Tire au flanc (Jean Renoir / France, 1928):

The artiste's blessed imbecility, "toujours le poète," the best weapon against a regimented military system. The opening unspools under the dizzy aegis of Laurel and Hardy, banana peels on marble floors and torn tuxedos and all: Jean Renoir spills gravy on the Army officer's uniform and throws benzene in the fireplace, then sends the affluent dreamer with a "delicate condition" (Georges Pomiès) and his rambunctious valet (Michel Simon) off to the barracks. Life in the encampment is a bumpy one for the moonstruck poet who saunters over to the practice dummy and shakes its hand after a gentle bayonet poke.
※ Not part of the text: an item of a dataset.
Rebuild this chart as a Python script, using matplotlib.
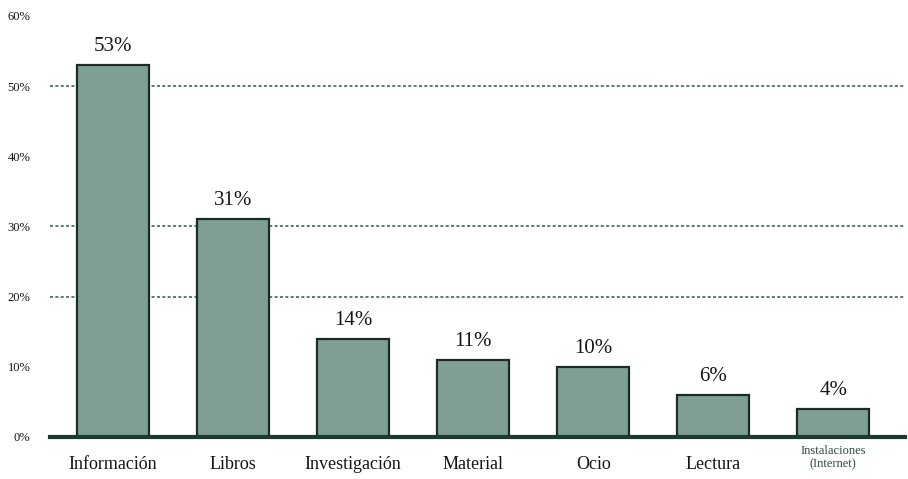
import matplotlib
matplotlib.use("Agg")
import matplotlib.pyplot as plt

categories = ["Información", "Libros", "Investigación", "Material", "Ocio", "Lectura", "Instalaciones\n(Internet)"]
values = [53, 31, 14, 11, 10, 6, 4]
yticks = [0, 10, 20, 30, 40, 50, 60]
grid_levels = [20, 30, 50]

plt.rcParams['font.family'] = ['Liberation Serif', 'DejaVu Serif']

fig = plt.figure(figsize=(9.08, 4.79), dpi=100)
ax = fig.add_axes([0.055, 0.0877, 0.942, 0.879])

x = list(range(len(categories)))
for g in grid_levels:
    ax.axhline(g, color="#2f5a4e", linestyle=(0, (2, 1.5)), linewidth=1.1, zorder=1)
ax.bar(x, values, width=0.6, color="#7f9f94", edgecolor="#1c2b26", linewidth=1.6, zorder=2)
for xi, v in zip(x, values):
    ax.text(xi, v + 1.3, f"{v}%", ha="center", va="bottom", fontsize=15, color="#151515")

ax.set_xlim(-0.525, 6.6)
ax.set_ylim(0, 60)
ax.set_yticks(yticks)
ax.set_yticklabels([f"{t}%" for t in yticks], fontsize=9, color="#151515")
ax.set_xticks(x)
ax.set_xticklabels(categories[:-1] + [""], fontsize=13, color="#151515")
ax.annotate(categories[-1], xy=(x[-1], 0), xycoords="data", xytext=(0, -6),
            textcoords="offset points", ha="center", va="top", fontsize=9,
            color="#2a4a40", linespacing=1.1, annotation_clip=False)
ax.tick_params(axis="both", length=0)
ax.tick_params(axis="y", pad=14)
ax.tick_params(axis="x", pad=14)
for s in ["top", "right", "left"]:
    ax.spines[s].set_visible(False)
ax.spines["bottom"].set_color("#1c3a32")
ax.spines["bottom"].set_linewidth(3)
ax.spines["bottom"].set_zorder(3)

fig.savefig("out.png", dpi=100)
In solitary like Gabin in La Grande Illusion, he dodges rodents while outside his fiancée (Jeanne Helbling) is wooed by the roving-eyed lieutenant (Jean Storm). "Prisons are much less pleasant than I had imagined!" The maneuver is a march through the woods with gasmask-wearing soldiers slipping down a hill, the battle is a pillow fight around the butler's girlfriend (Fridette Fatton), both filmed for the benefit of Vigo. (The charming handwritten intertitles are adorned with doodles.) It culminates in slapstick fraternité at the colonel's party, with Pomiès decked out in Pan's pelts and Simon dangling above the stage lights in Sylphian drag while the bully unleashes a foretaste of Tati's fireworks. Renoir concludes with a jubilant stretto out of A Midnight Summer's Dream, a triple wedding where a tracking shot puts master and servant not upstairs and downstairs but side by side. With Félix Oudart, Louis Zellas, and Kinny Dorlay. In black and white.